For runs that need multiple GPUs:

DeepSpeed ZeRO-3: Shard model weights, optimizer states, and gradients across GPUs. Enables training 70B models on 8× A100 40GB.

FSDP (Fully Sharded Data Parallel): PyTorch-native alternative. FSDP2 (PyTorch 2.3+) is cleaner but slightly lower throughput than DeepSpeed for most cases.

Flash Attention 2: Required for long-context fine-tuning. 3–4x faster attention, 5–8x less memory. Install: pip install flash-attn --no-build-isolation.


Key Facts

  • Axolotl v0.7.0 (February 2025): added GRPO support via TRL integration, including PEFT + vLLM support
  • Axolotl supports 30+ built-in dataset type parsers
  • Unsloth: 2-4x faster training, 50-80% less GPU memory; primarily single-GPU
  • Flash Attention 2: 3-4x faster attention, 5-8x less memory; required for long-context fine-tuning
  • DeepSpeed ZeRO-3: enables 70B training on 8× A100 40GB
  • FSDP2 available in PyTorch 2.3+; slightly lower throughput than DeepSpeed for most cases
  • TRL trainers: SFTTrainer, DPOTrainer, PPOTrainer, GRPOTrainer, ORPOTrainer, KTOTrainer, RewardTrainer

Common Failure Cases

Axolotl training crashes with CUDA out of memory even though VRAM appears sufficient
Why: Axolotl pre-allocates memory for the full sequence length across the micro batch; a max_sequence_length: 4096 with micro_batch_size: 2 can exceed 24GB on a single RTX 4090 even for a 7B model.
Detect: OOM occurs at the start of training before any gradients are computed; nvidia-smi shows VRAM fully allocated before the first batch.
Fix: reduce max_sequence_length, micro_batch_size, or both; increase gradient_accumulation_steps to compensate for effective batch size; enable gradient_checkpointing: true in the config.

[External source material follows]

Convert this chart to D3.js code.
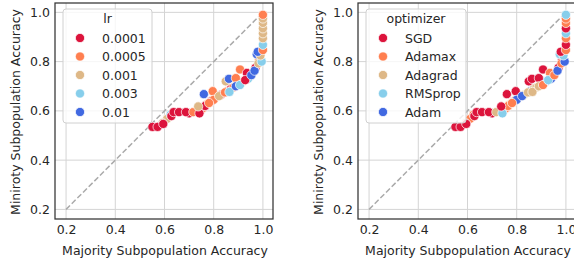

TRL DPOTrainer runs but loss goes negative, indicating reward hacking rather than learning
Why: if the reference model and policy model are not the same checkpoint, or if beta is set too low, the policy quickly diverges — chosen and rejected log-prob ratios collapse and the loss becomes undefined.
Detect: DPO loss drops below zero in W&B/TensorBoard within the first 100 steps; generation quality degrades immediately.
Fix: ensure ref_model is loaded from the same checkpoint as the policy model; increase beta to 0.1-0.5; validate dataset format (prompt/chosen/rejected columns must be strings, not lists).

Unsloth raises NotImplementedError when used with a model not in its supported list
Why: Unsloth applies custom CUDA kernels that are model-architecture-specific; models outside its explicitly supported list (e.g., newer Llama variants, custom architectures) fall through to an unsupported code path.
Detect: NotImplementedError: Unsloth: Model X is not supported yet at FastLanguageModel.from_pretrained().
Fix: use TRL directly for unsupported architectures; check the Unsloth GitHub releases for the current supported model list before planning training runs.

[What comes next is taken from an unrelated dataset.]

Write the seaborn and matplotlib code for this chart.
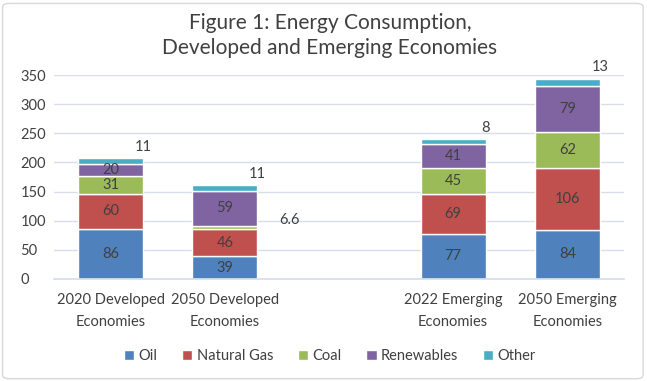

Multi-GPU Axolotl run with FSDP silently uses only 1 GPU because accelerate was not configured
Why: running accelerate launch without first running accelerate config or providing a config file defaults to single-process execution; no error is raised.
Detect: nvidia-smi shows only GPU 0 at >90% utilisation while others are idle; training time matches single-GPU baseline.
Fix: run accelerate config to generate a distributed training config before multi-GPU training; or pass --multi_gpu --num_processes <N> explicitly to accelerate launch.

Flash Attention 2 installed but Axolotl does not use it, leaving training 3-4x slower than expected
Why: flash_attention: true in the Axolotl config requires flash-attn to be installed with the correct CUDA version; a version mismatch causes Axolotl to silently fall back to standard attention.
Detect: training throughput is 3-4x lower than expected for the model size; no flash_attn import error but FA2 is not shown in the training log.
Fix: install with pip install flash-attn --no-build-isolation; verify the installed CUDA version matches the flash-attn wheel; check Axolotl startup logs for "Flash Attention enabled" confirmation.

Connections

Open Questions

  • How does Axolotl FSDP2 compare to DeepSpeed ZeRO-3 in practice for 13B-70B fine-tuning jobs?
  • When will Unsloth reach production-quality multi-GPU support?
  • Is there a standardised benchmark for comparing framework training speed across the same model/dataset?